When I was a teen, I saw the movie (1965 Columbia Pictures), and while at the time I did not get the gist of the story, I remembered enough so that when a used copy of the book fell into my lap, I picked it up with interest.
An immediate aspect of the written story is the complexity of the vocabulary. English was actually Conrad’s third language and he shows off a mastery profoundly more articulate than my peers. While there is little doubt that electronic communications have reduced our society’s articulations to the level of tweets and grunts of the forest, this is still an impressive work if for this reason alone. My vocabulary may be more extensive than most yet I found myself reaching for my dictionary every two or three pages. I was furthermore fascinated with the characters’ conversations, for in marked opposition to contemporary constant shouting competition to shock and awe our colleagues, the meat of their utterances is almost always drowned in delicate, savory sauces to the point where only the most intensive attention can perceive it at all.

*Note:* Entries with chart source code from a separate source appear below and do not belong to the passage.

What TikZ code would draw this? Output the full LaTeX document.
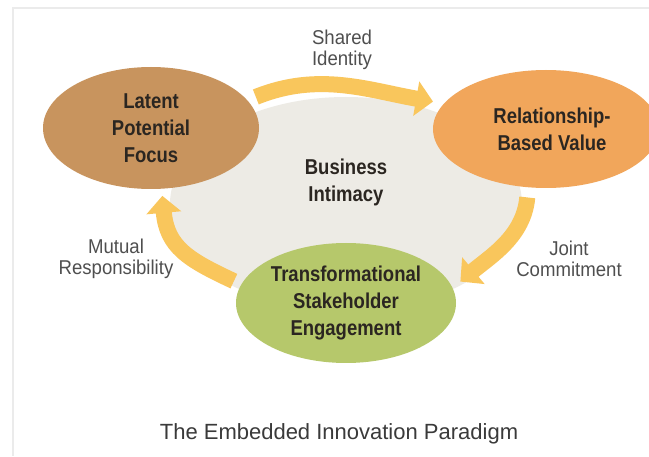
\documentclass[tikz,border=0pt]{standalone}
\usepackage{fontspec}
\setmainfont{Liberation Sans}
\newfontfamily\condbold[FakeStretch=0.86]{Liberation Sans}
\newfontfamily\condlight[FakeStretch=0.93]{Liberation Sans}
\usetikzlibrary{arrows.meta,shapes.geometric}
\definecolor{page}{HTML}{FFFFFF}
\definecolor{frameGrey}{HTML}{EBEBEB}
\definecolor{core}{HTML}{EDEBE5}
\definecolor{latentTan}{HTML}{C8945E}
\definecolor{valueOrange}{HTML}{F1A65B}
\definecolor{engageGreen}{HTML}{B6C86B}
\definecolor{flowYellow}{HTML}{F9C65C}
\definecolor{ink}{HTML}{2B2621}
\definecolor{muted}{HTML}{4F4F4F}
\definecolor{caption}{HTML}{3A3A3A}

\begin{document}
\begin{tikzpicture}[
    x=1pt, y=1pt,
    stage/.style={
        ellipse, inner sep=0pt,
        minimum width=218pt, minimum height=120pt,
    },
    stagetext/.style={
        align=center, text=ink,
        font=\condbold\bfseries\fontsize{21.5}{27}\selectfont,
    },
    edgenote/.style={
        align=center, text=muted,
        font=\condlight\fontsize{20}{21}\selectfont,
    },
    flow/.style={draw=flowYellow, line width=16pt,
        -{Triangle[width=34pt,length=17pt]}},
]

% Background and page frame
\useasboundingbox (0,0) rectangle (649,456);
\clip (0,0) rectangle (649,456);
\fill[page] (0,0) rectangle (649,456);
\draw[frameGrey, line width=2pt] (13,0) -- (13,448) -- (649,448);

% Shared core behind the cycle
\node[ellipse, fill=core, minimum width=352pt, minimum height=214pt] (core) at (346,252) {};
\node[stagetext] (intimacy) at (346,274) {Business\\Intimacy};

% =============================================================
% THE THREE STAGES
% =============================================================
\node[stage, fill=latentTan, minimum width=216pt, minimum height=122pt,
      label={[stagetext]center:Latent\\Potential\\Focus}] (latent) at (151,328) {};

\node[stage, fill=valueOrange, minimum width=226pt, minimum height=118pt,
      label={[stagetext, xshift=6pt]center:Relationship-\\Based Value}] (relation) at (546,327) {};

\node[stage, fill=engageGreen, minimum width=220pt, minimum height=120pt,
      label={[stagetext]center:Transformational\\Stakeholder\\Engagement}] (engage) at (346,153) {};

% Cycle of flows
\draw[flow, shorten <=9pt, shorten >=11pt]
    (latent.16) to[out=22, in=170] (relation.166);
\draw[flow, shorten <=10pt, shorten >=10pt]
    (relation.253) to[out=-95, in=40] (engage.8);
\draw[flow, shorten <=8pt, shorten >=7pt]
    (engage.170) to[out=155, in=-85, looseness=1.2] (latent.-80);

% Flow notes
\node[edgenote] (shared) at (342,406) {Shared\\Identity};
\node[edgenote] (joint) at (569,197) {Joint\\Commitment};
\node[edgenote] (mutual) at (116,197) {Mutual\\Responsibility};

% Caption
\node[text=caption, font=\fontsize{22}{24}\selectfont] (title) at (339,22)
    {The Embedded Innovation Paradigm};

\end{tikzpicture}
\end{document}
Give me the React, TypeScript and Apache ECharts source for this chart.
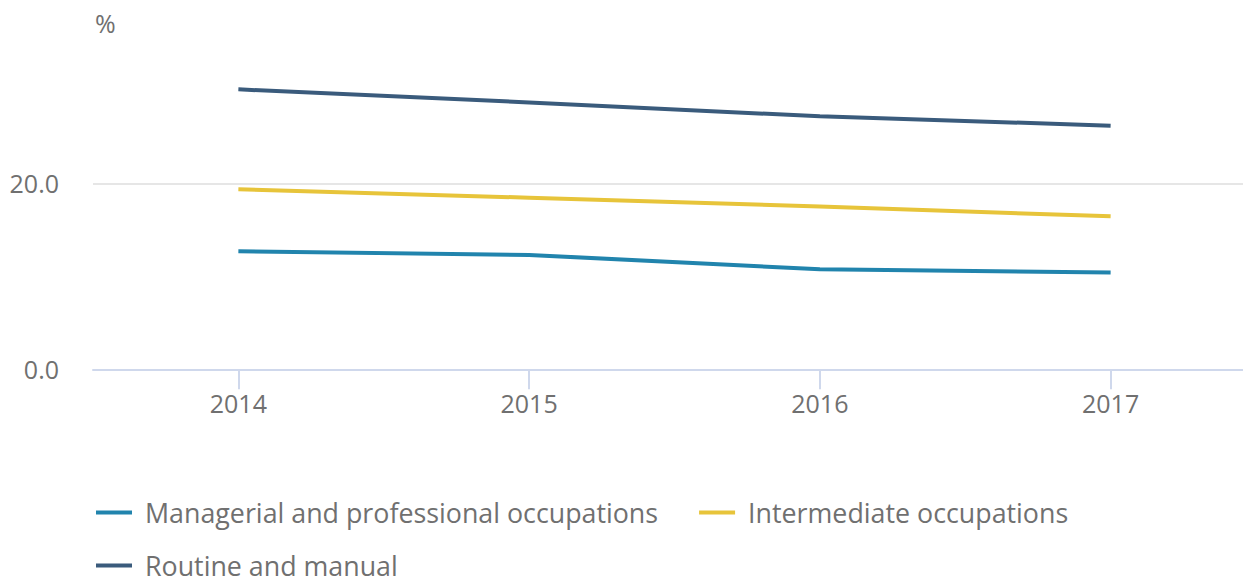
import React, { useEffect, useRef } from "react";
import * as echarts from "echarts";

const years = ["2014", "2015", "2016", "2017"];
const managerial = [12.7, 12.3, 10.75, 10.4];
const intermediate = [19.35, 18.45, 17.5, 16.45];
const routine = [30.1, 28.7, 27.2, 26.2];
const seriesNames = [
  "Managerial and professional occupations",
  "Intermediate occupations",
  "Routine and manual",
];
const colors = ["#2184AD", "#E7C43A", "#3A5B7C"];

// inner canvas is shifted up by this much inside a clipping wrapper
const SHIFT = 20;

export default function App() {
  const ref = useRef<HTMLDivElement>(null);
  useEffect(() => {
    document.body.style.margin = "0";
    if (!ref.current) return;
    const chart = echarts.init(ref.current, null, { renderer: "svg" });
    const font = "'Open Sans', sans-serif";
    const textColor = "#707070";
    const legendBase = {
      orient: "horizontal",
      left: 96,
      padding: 0,
      itemWidth: 36,
      itemHeight: 4,
      icon: "rect",
      itemGap: 41,
      selectedMode: false,
      textStyle: {
        fontFamily: font,
        fontSize: 26.8,
        color: textColor,
        padding: [0, 0, 0, 8],
      },
    };
    chart.setOption({
      animation: false,
      color: colors,
      grid: { left: 93, top: SHIFT - 2.7, width: 1163, height: 372, containLabel: false },
      legend: [
        { ...legendBase, top: SHIFT + 499, data: [seriesNames[0], seriesNames[1]] },
        { ...legendBase, top: SHIFT + 552, data: [seriesNames[2]] },
      ],
      graphic: [
        {
          type: "text",
          left: 95,
          top: SHIFT + 10,
          style: { text: "%", fontFamily: font, fontSize: 25, fill: textColor },
        },
      ],
      xAxis: {
        type: "category",
        data: years,
        boundaryGap: true,
        axisLine: { show: true, lineStyle: { color: "#CFD8EC", width: 2 } },
        axisTick: {
          show: true,
          alignWithLabel: true,
          length: 20,
          lineStyle: { color: "#CFD8EC", width: 2 },
        },
        axisLabel: {
          fontFamily: font,
          fontSize: 25,
          color: textColor,
          margin: 21,
        },
        splitLine: { show: false },
      },
      yAxis: {
        type: "value",
        min: 0,
        max: 40,
        interval: 20,
        axisLine: { show: false },
        axisTick: { show: false },
        axisLabel: {
          fontFamily: font,
          fontSize: 25,
          color: textColor,
          margin: 34,
          formatter: (v: number) => (v >= 40 ? "" : v.toFixed(1)),
        },
        splitLine: { show: true, lineStyle: { color: "#E6E6E6", width: 2 } },
      },
      series: [
        {
          name: seriesNames[0],
          type: "line",
          data: managerial,
          showSymbol: false,
          symbol: "none",
          lineStyle: { width: 4, color: colors[0] },
        },
        {
          name: seriesNames[1],
          type: "line",
          data: intermediate,
          showSymbol: false,
          symbol: "none",
          lineStyle: { width: 4, color: colors[1] },
        },
        {
          name: seriesNames[2],
          type: "line",
          data: routine,
          showSymbol: false,
          symbol: "none",
          lineStyle: { width: 4, color: colors[2] },
        },
      ],
    });
    return () => chart.dispose();
  }, []);
  return (
    <div style={{ width: 1243, height: 577, overflow: "hidden", position: "relative" }}>
      <div
        ref={ref}
        style={{ position: "absolute", left: 0, top: -SHIFT, width: 1290, height: 577 + SHIFT + 20 }}
      />
    </div>
  );
}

Other reviewers make a note that Conrad fractures time as well and tells the tale through the eyes and mouths of several characters at differing occasions. By this artifice no simple, straightforward view of Jim emerges but rather a collage or mural.
Conrad weaves an interesting tale set in the colonial backdrop of the maritime West Indies and old Siam. Basically there are only three or four events to make up the plot and around which to build the character descriptions of the major participants. The central theme of the book is the unveiling of the personality of the central figure, Jim, or Lord Jim.
A quick skim of the predominant critical opinions turns up no mention whatever of what I find to be glaring and fascinating about Jim’s adventures and his approach. Perhaps a recent confrontation with Albert Camus’ scalpel in the hand of the protagonist of “The Fall” affected my point of view. Jim’s abandonment of the pilgrims of the Patna, his heroism and rise to Lordship in the struggle with the hilltop raiders of Patusan, and his final act of contrition, reminded me overmuch of the story of Jesus. It strikes me now as pertinent that both stories are told from a variety of voices, times and points of view.
As Camus abjectly points out, Jesus must have known that He was the sole survivor among his peers of Bethlehem, and might reasonably have carried a terrible psychic burden in a sense of responsibility. Conrad goes into exquisite detail in describing Jim’s similar burden after his inexplicable flight from the Patna. Jesus’ sermon on the mount, his subsequent persuading of the crowds to feed each other with their spare provisions and assorted other miracles and wise teachings, parallel Jim’s fabulous success with the ornamental six-pounders and the element of surprise on the mounts over Patusan. And Jim's adamant refusals to defend and rescue himself from narrow, self-serving accusation is exactly similar to Jesus’ trial and crucifixion.
I come to the end of the book admiring, respecting, honoring, almost loving Jim, notwithstanding all the crowd of deviants, miscreants, and mudfaced maggots who circled about him throughout the book.